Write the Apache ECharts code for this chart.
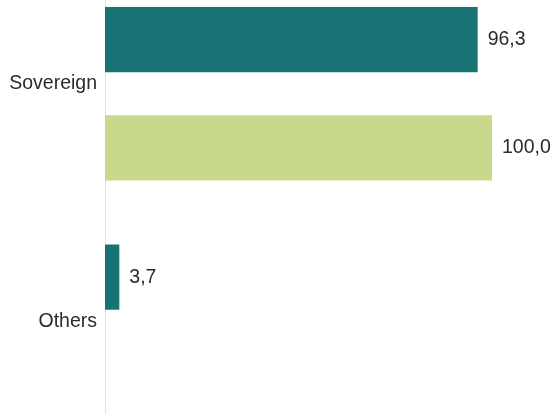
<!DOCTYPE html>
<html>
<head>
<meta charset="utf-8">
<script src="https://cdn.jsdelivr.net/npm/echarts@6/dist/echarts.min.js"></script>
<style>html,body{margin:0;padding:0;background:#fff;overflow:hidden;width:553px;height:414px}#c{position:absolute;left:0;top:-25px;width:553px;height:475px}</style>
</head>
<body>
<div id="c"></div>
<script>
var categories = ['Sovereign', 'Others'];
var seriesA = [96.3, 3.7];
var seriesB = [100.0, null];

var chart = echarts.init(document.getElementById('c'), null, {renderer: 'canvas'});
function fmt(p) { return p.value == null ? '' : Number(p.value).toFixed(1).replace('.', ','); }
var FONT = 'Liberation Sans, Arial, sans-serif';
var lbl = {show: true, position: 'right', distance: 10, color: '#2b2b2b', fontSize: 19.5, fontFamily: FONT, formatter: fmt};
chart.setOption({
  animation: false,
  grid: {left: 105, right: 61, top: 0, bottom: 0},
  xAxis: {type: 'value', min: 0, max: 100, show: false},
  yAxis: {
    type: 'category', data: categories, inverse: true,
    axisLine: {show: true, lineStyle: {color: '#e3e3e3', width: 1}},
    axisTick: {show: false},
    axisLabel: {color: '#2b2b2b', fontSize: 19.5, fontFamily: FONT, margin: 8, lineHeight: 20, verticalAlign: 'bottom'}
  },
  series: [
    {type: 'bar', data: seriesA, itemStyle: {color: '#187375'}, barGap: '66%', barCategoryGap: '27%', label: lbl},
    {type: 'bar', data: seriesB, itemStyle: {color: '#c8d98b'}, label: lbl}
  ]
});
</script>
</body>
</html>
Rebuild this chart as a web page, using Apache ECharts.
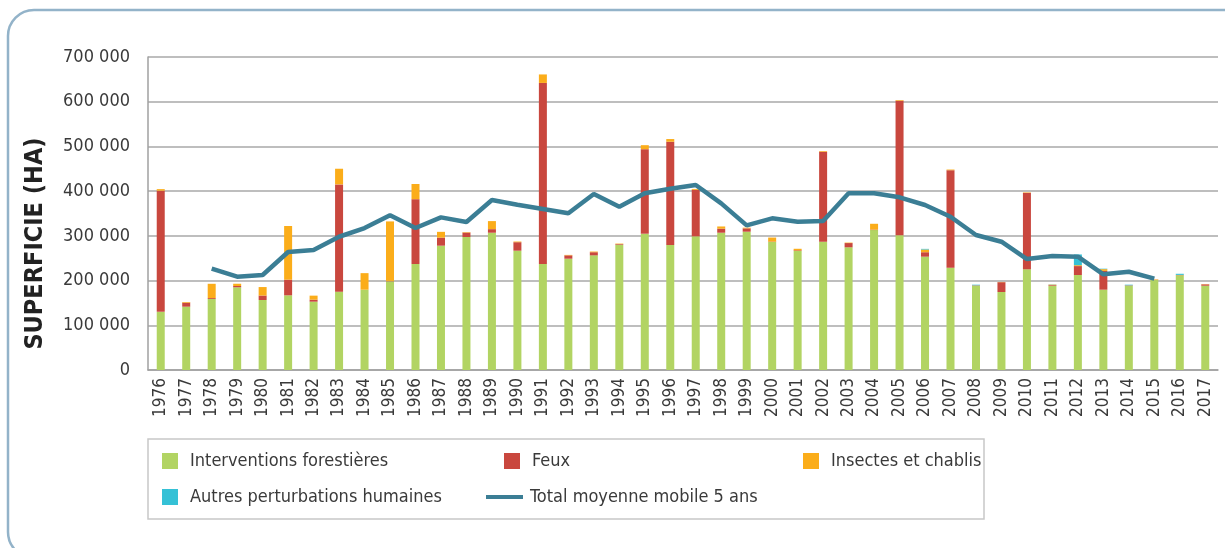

Given instruction: Above are the records. Identify each line that contains the word "Apache".

Solved problem:
Write the Apache ECharts code for this chart.
Rebuild this chart as a web page, using Apache ECharts.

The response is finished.